Hughes’s greatest transgression—beyond even his chronic laziness—is that the mystery itself is terribly written. The premise is this: someone in a famous director’s inner circle is a serial killer who’s been active for more than 15 years. It’s one of four people, and it’s a classic game of who-can-you-trust.

Unfortunately, Loy never checks alibis, or plays the four off each other, or sets up traps, or stakes people out, or any of the dozens of techniques that detectives use to catch criminals. Instead, Loy grills everybody about the personalities and personal histories of the four suspects. (Ironically, Ed Loy himself has no personality. His primary character traits are that he gets beaten up a lot and he has a girlfriend.)

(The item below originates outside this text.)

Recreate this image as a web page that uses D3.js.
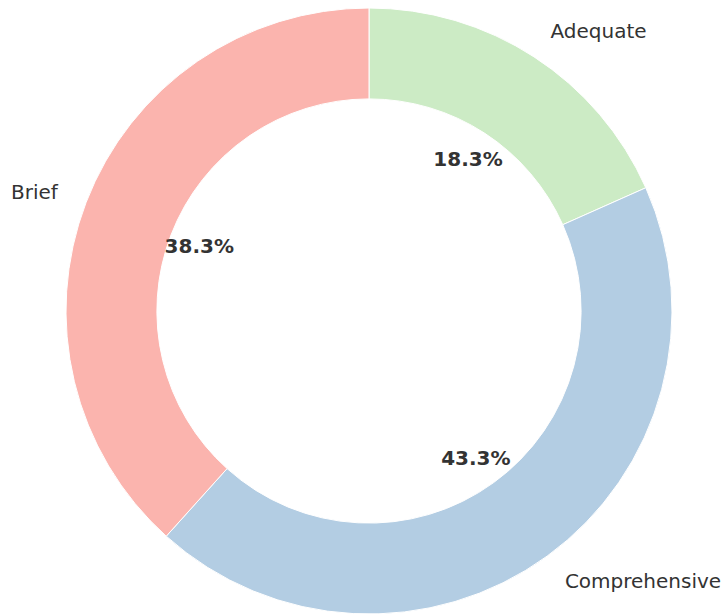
<!DOCTYPE html>
<html><head><meta charset="utf-8">
<script src="https://cdn.jsdelivr.net/npm/d3@7"></script>
<style>html,body{margin:0;padding:0;background:#fff;}svg{display:block;}</style>
</head><body>
<svg id="c" width="724" height="615"></svg>
<script>
const categories = ["Adequate", "Comprehensive", "Brief"];
const values = [11, 26, 23];
const colors = ["#ccebc5", "#b3cde3", "#fbb4ae"];

const W = 724, H = 615;
const cx = 369, cy = 311, R = 303, r = R * 0.7;
const svg = d3.select("#c");
const g = svg.append("g").attr("transform", `translate(${cx},${cy})`);

const total = d3.sum(values);
const pie = d3.pie().sort(null).value(d => d)(values);
const arc = d3.arc().innerRadius(r).outerRadius(R);

g.selectAll("path").data(pie).enter().append("path")
  .attr("d", arc)
  .attr("fill", (d, i) => colors[i])
  .attr("stroke", "#fff").attr("stroke-width", 1);

function pos(d, k) {
  const a = (d.startAngle + d.endAngle) / 2;
  return [Math.sin(a) * R * k, -Math.cos(a) * R * k];
}

g.selectAll("text.lab").data(pie).enter().append("text")
  .attr("class", "lab")
  .attr("x", d => pos(d, 1.1)[0])
  .attr("y", d => pos(d, 1.1)[1])
  .attr("dy", "0.35em")
  .attr("text-anchor", d => pos(d, 1)[0] >= 0 ? "start" : "end")
  .attr("font-family", "DejaVu Sans")
  .attr("font-size", 20)
  .attr("fill", "#333")
  .text((d, i) => categories[i]);

g.selectAll("text.pct").data(pie).enter().append("text")
  .attr("class", "pct")
  .attr("x", d => pos(d, 0.6)[0])
  .attr("y", d => pos(d, 0.6)[1])
  .attr("dy", "0.35em")
  .attr("text-anchor", "middle")
  .attr("font-family", "DejaVu Sans")
  .attr("font-weight", "bold")
  .attr("font-size", 20)
  .attr("fill", "#333")
  .text(d => (d.value / total * 100).toFixed(1) + "%");
</script>
</body></html>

The entire novel is basically Loy trying to profile the four suspects, in a way, but in Hughes’s meaty hands this makes for useless, frustrating reading. Even after dozens of pages worth of long, boring personality profiles, Loy has absolutely no idea who might have done it. He couldn’t possibly know, because all of this—the entire novel—is painstakingly set up to not reveal the killer.

And since there’s no actual investigating going on, Hughes has to bloat the plot with meaningless passages about Loy’s girlfriend, and an utterly extraneous subplot about an old rival of Loy’s who’s getting out of jail and wants revenge.

In order to create false tension, Hughes also includes passages from the killer’s point of view, carefully engineered passages that never give a single clue that couldn’t apply to all four suspects. There is no narrowing down, there are no theories, there are only fake ploys by Hughes to trick readers into thinking there are developments.

In one such ploy, the killer obsesses over a brand of Prosecco that comes in a blue bottle. Then, at a dinner, one of the four suspects asks for the blue-bottled Prosecco. Hughes lets it hang out there for half a page before revealing that all four are obsessed with that Prosecco.

In this way, City becomes a series of cheap parlor tricks that ultimately amount to nothing. Late in the case, Loy himself says this:

…since I don’t have enough in the way of concrete new evidence, or even substantial conjecture, to add, sleep overtakes me. … It all adds up to nothing. Not even a hunch.

That’s after 230 pages! Not a single hunch! We trundle on like this for another 40 pages, and then Loy discovers the first real clue in the case and solves it in one fell swoop.

As if that wasn’t unsatisfying enough, Hughes has the utter audacity to write this after the killer is discovered:

At a certain stage, evil becomes a mystery, transcending all considerations of biography and motivation.

On its own, that line could be the jumping off point of an interesting, intellectual rumination on crime. But when Hughes writes it, he’s just spent 300 pages drily parsing the histories of four men in order to guess which of them is a killer, only to conclude that he could never have guessed. It’s as if Hughes wanted to prove that City is nothing more than an insulting, empty waste of time.

And he has. Do not read this book.

Similar reads: for great detective fiction, try Noir, by Robert Coover, and The Yiddish Policemen’s Union, by Michael Chabon. If you prefer a non-detective-centric mystery, try The Last Child, by John Hart, and Dark Places, by Gillan Flynn.